Il 22 settembre si svolgeranno le elezioni per il rinnovo del parlamento tedesco. Angela Merkel, leader della Cdu, si avvia alla vittoria forte di un 40% di consensi secondo i sondaggi. I socialisti del Spd sono fermi al 25% e solo il crollo dei liberali potrebbe costringere la Merkel a una “grande coalizione”. Ipotesi che non piace alla cancelliera ma che potrebbe realizzarsi se i liberali replicheranno il tonfo registrato alle elezioni bavaresi della settimana scorsa dove, con un misero 3.3%, sono rimasti fuori dal parlamento regionale. Quel che sembra certo è che Angela Merkel sarà canciellere per la terza volta consecutiva. La domanda è: si tratta di una buona notizia per l’Europa?
La stabilità nel cuore d’Europa è necessaria, sostengono taluni, soprattutto in un momento di crisi come quello che sta attraversando il vecchio continente. E la Germania con le sue politiche di rigore (imposte anche al resto d’Europa, visto il peso di Berlino nelle istituzioni comunitarie) è un modello per tutti, specie per quei paesi “cicale” che hanno vissuto al di sopra delle proprie possibilità. Un cambiamento di rotta adesso sarebbe sbagliato. Infine è possibile che la Merkel, dopo le elezioni, ammorbidisca le sue posizioni più intransigenti in merito all’unione bancaria, alla mutualizzazione dei debiti sovrani e alla lotta contro la disoccupazione. Fin qui infatti Berlino ha fatto poco o nulla in tal senso. La rielezione della Merkel sarebbe quindi un elemento di stabilità e continuità.
Già, continuità nella crisi! – viene da replicare – Poiché proprio le politiche di austerità volute dalla Bce (la cui sede è, non a caso, a Francoforte e le cui decisioni sono influenzate da una Germania che versa da sola il 18,9% del capitale complessivo) hanno protratto una crisi che, negli Stati Uniti, è ormai finita. Le responsabilità tedesche nel disastro greco (che è un disastro sociale e umano) sono evidenti. E infine Berlino, come scrivemmo qui, da questa crisi ci guadagna non poco. Un cambiamento di rotta da parte della Germania sarebbe dunque fondamentale per uscire dalla crisi e rilanciare un progetto europeo arenatosi nelle secche del monetarismo.
Il fatto è che la Germania questo cambio di rotta non lo vuole, e la Merkel c’entra poco. In patria l’hanno criticata per essere stata troppo morbida verso i “pigs” (terribile acronimo) proprio mentre all’estero la accusavano di eccessivo rigore.

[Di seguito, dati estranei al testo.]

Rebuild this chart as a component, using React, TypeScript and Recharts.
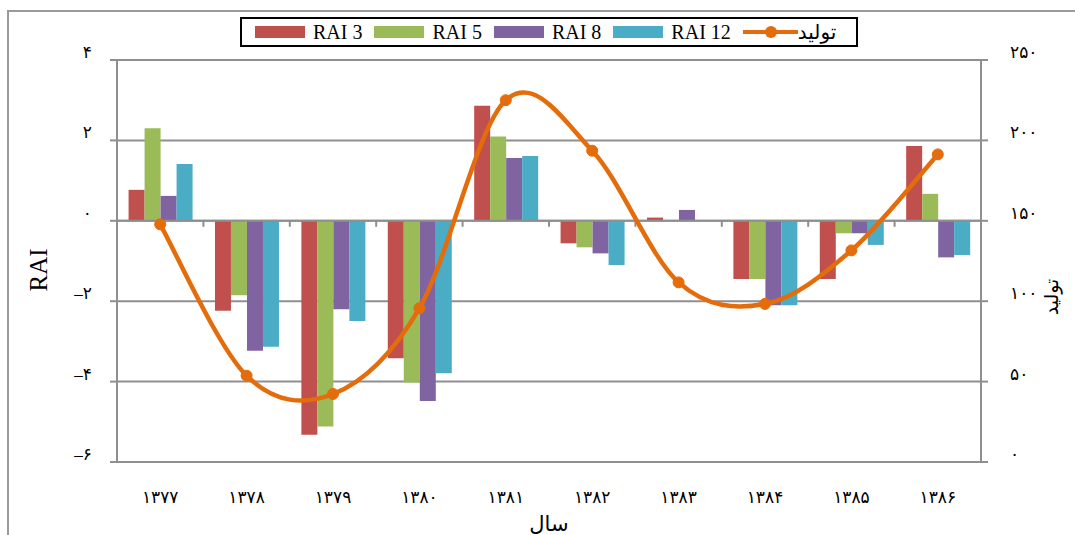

E la Merkel nulla c’entra con certe retoriche della stampa tedesca (che dipingono i popoli mediterranei come fannulloni o incapaci, con qualche venatura razzistica) né con un’opinone pubblica gelosa del proprio benessere e poco disponibile a guardare fuori dai propri confini. Queste ragioni fanno pensare che nulla cambierà dopo il 22 settembre perché Angela Merkel non potrà andare contro le attese del suo elettorato. Un elettorato che si trova, tra l’altro, senza valide alternative.
E così l’Europa si trova al guinzaglio dell’elettorato tedesco e della sua (legittima) aspirazione al benessere. Un benessere ottenuto con impegno e fatica che non tiene conto, però, del fatto che l’economia tedesca è interconnessa a quella europea e che la Germania è solo la prima degli ultimi. Tra i paesi a più alto tasso di crescita al mondo la Germania, tra il 2000 e il 2010, occupa le posizioni più basse. Se guardiamo la classifica al contrario, Berlino è al 12° posto tra i peggiori al mondo. L’Italia è al terzo. L’Europa è al palo, in buona sostanza. E in questa Europa la Germania della Merkel si troverà a dover sguazzare. A meno di non fare dell’Europa l’area economica tedesca (quella che Helmut Kohl, già cancelliere della Cdu, definì “l’Europa tedesca” in aperta critica alla Merkel) la Germania si troverà gioco-forza a fare i conti con una crisi che fin qui ha solo rinviato.
L’impressione è che finché ci sarà la Germania della Merkel (di cul la cancelliera è un esito, non la causa) non ci sarà un futuro per l’Europa, una possibilità di cambiamento per un continente che affonda.